Using the listing below, copy every line that mentions "with".

Dataset:

——————

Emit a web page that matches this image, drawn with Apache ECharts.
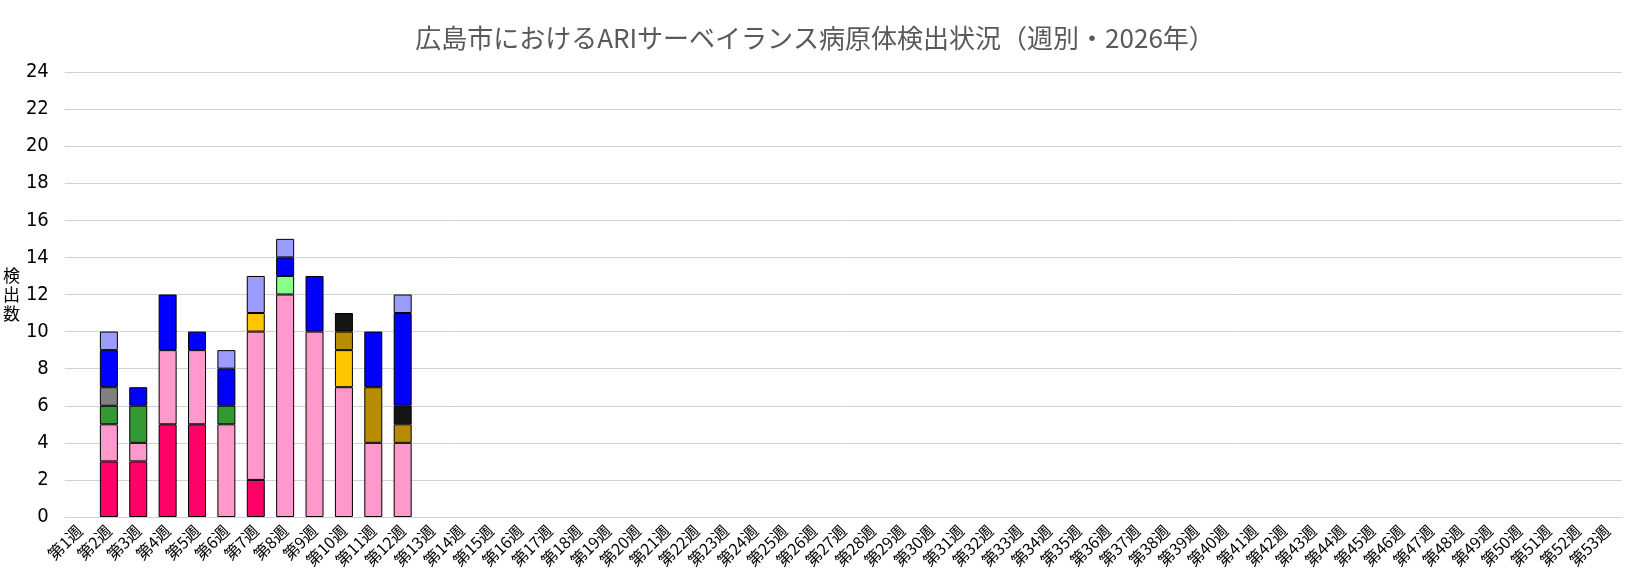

——————

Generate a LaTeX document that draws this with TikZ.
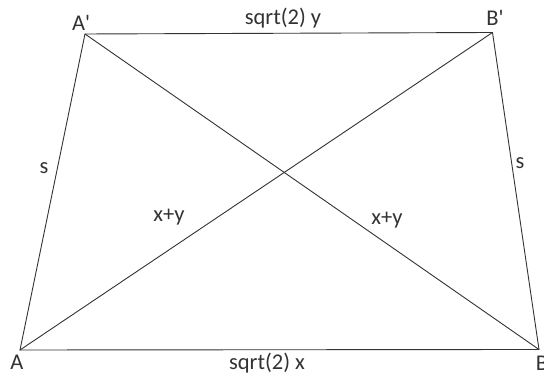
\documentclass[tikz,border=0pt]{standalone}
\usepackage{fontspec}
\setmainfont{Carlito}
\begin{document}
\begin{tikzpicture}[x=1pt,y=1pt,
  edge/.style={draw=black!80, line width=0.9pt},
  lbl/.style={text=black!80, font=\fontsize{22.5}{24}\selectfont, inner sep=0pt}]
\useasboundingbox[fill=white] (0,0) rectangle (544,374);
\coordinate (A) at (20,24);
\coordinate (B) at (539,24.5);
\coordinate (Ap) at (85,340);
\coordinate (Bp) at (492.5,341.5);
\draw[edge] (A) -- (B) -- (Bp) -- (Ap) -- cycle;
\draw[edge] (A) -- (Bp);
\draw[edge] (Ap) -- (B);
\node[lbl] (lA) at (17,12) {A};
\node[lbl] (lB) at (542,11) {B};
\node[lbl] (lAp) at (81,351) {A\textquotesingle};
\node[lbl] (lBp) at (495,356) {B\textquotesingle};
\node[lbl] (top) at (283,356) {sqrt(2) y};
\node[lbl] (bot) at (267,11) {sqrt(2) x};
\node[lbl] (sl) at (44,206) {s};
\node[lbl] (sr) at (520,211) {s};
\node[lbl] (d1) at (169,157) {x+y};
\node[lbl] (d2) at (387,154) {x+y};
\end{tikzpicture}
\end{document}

——————

Result of this exercise:
Emit a web page that matches this image, drawn with Apache ECharts.
Generate a LaTeX document that draws this with TikZ.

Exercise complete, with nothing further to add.